Lord, we cleared this land. We plowed it, we sowed it and we harvested it. We cooked the harvest. It wouldn’t be here and we wouldn’t be eating it if we hadn’t done it all ourselves. We worked dog-bone hard for every crumb and morsel, but we thank you Lord just the same for the food we’re about to eat. A-men.

That prayer sums up many surface reactions to Thanksgiving today. In so many words, some say, “We have worked hard. We have earned what we have by the sweat of our brow. We are gathered around this table to give thanks for what we have done—giving thanks for ourselves. Thanks just the same Lord.”

Being thankful is one of the products of God’s grace, it leads us to humility, to a proper and accurate assessment of what our life consists of, and who and what we would be apart from God.

Physically, Thanksgiving reminds us that hunger and thirst are fundamental and necessary to maintain life. We must eat to remain alive. If we don’t have anything to eat, or if our supply of food and water is at all endangered, all other concerns in our life come to a screeching halt, and we focus on where our next meal will come from.

We are also in desperate need of spiritual food. Our abundant, physically blessed North American culture is overwhelmed with the physical. While most of our physical needs are provided for (along with many of our physical wants and desires) our Western world remains a spiritual wilderness.

Our world is stumbling along, alone, alienated, frustrated, and spiritually empty. Many hunger for a healthy, loving relationship with God even as our prosperity is the envy not only of our world, but of the vast majority of the history of humanity. Never have so many had so much, physically, while being so spiritually impoverished and empty.

Thanksgiving can be a wonderful time for us to focus on God. May your Thanksgiving table be filled with more than physical food that perishes. May God’s grace overflow at your table, in your home, in your prayers, in your conversations, in your family, and in your life.

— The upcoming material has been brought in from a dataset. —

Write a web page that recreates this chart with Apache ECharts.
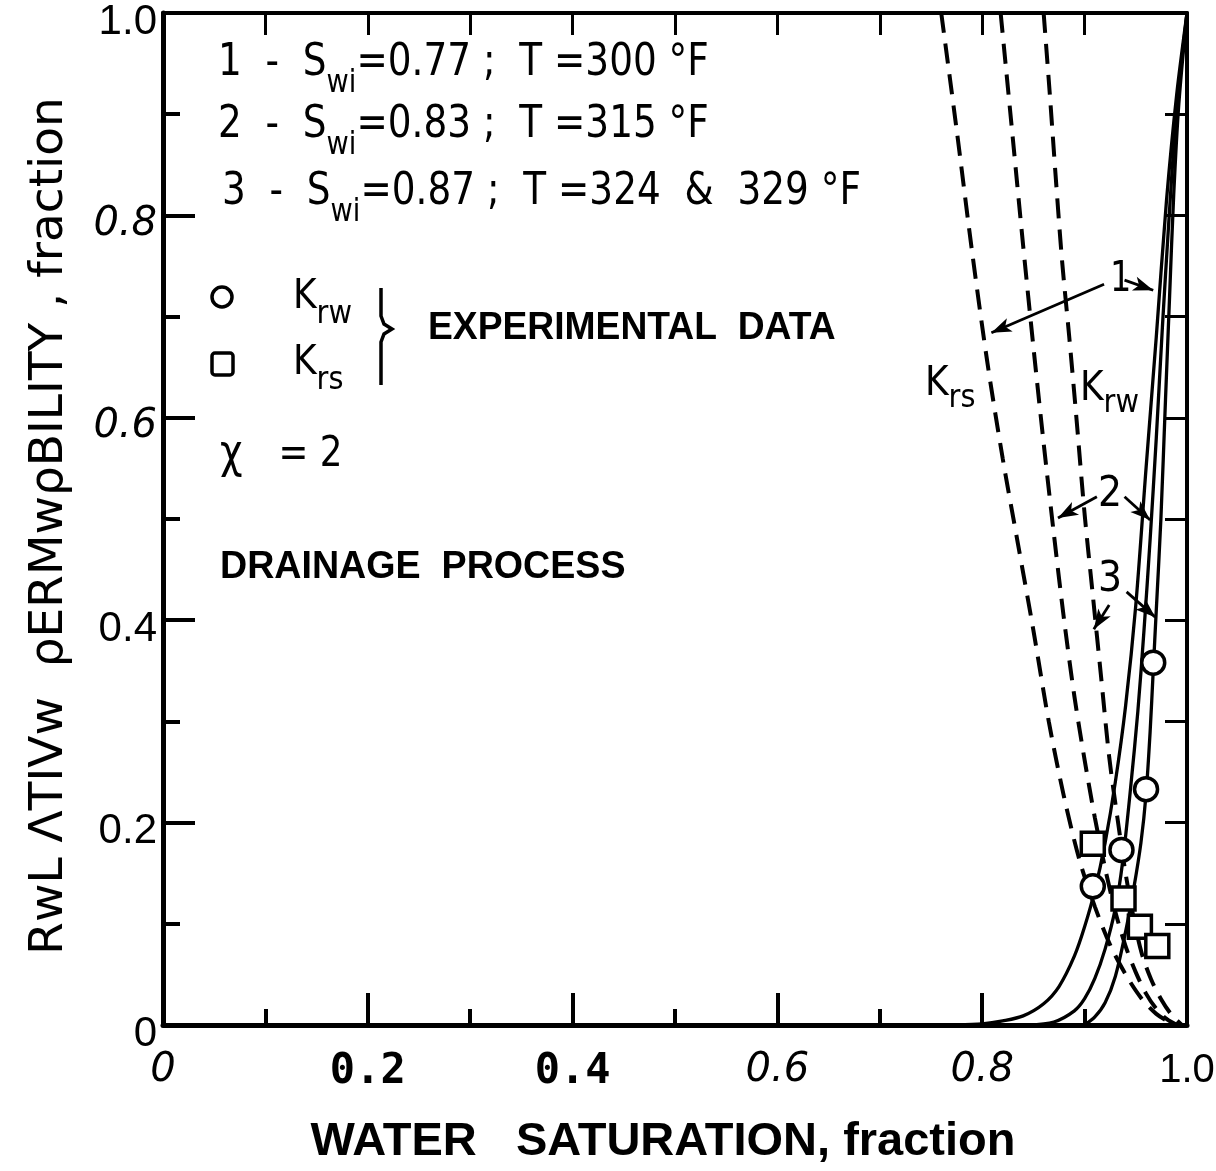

May you give thanks for Jesus, the Bread from heaven, who gives us spiritual food that imparts eternal life. Because of Jesus, we are not like those who live from day to day, having to gather manna. We live in the security of our faith, the assurance of God’s grace, knowing that we have been given life eternal, crossing over from death to life, believing and trusting in Jesus to do for us what we can never do for ourselves.

Because of Jesus we are not condemned, we have been given eternal life.

Thanks be to God for his incredible, matchless and priceless gifts. May we thank him with every ounce of our being, with every breath we take, with every thought we think, with every morsel of food we eat—for he and he alone gives us the greatest gift. Thanks be to God.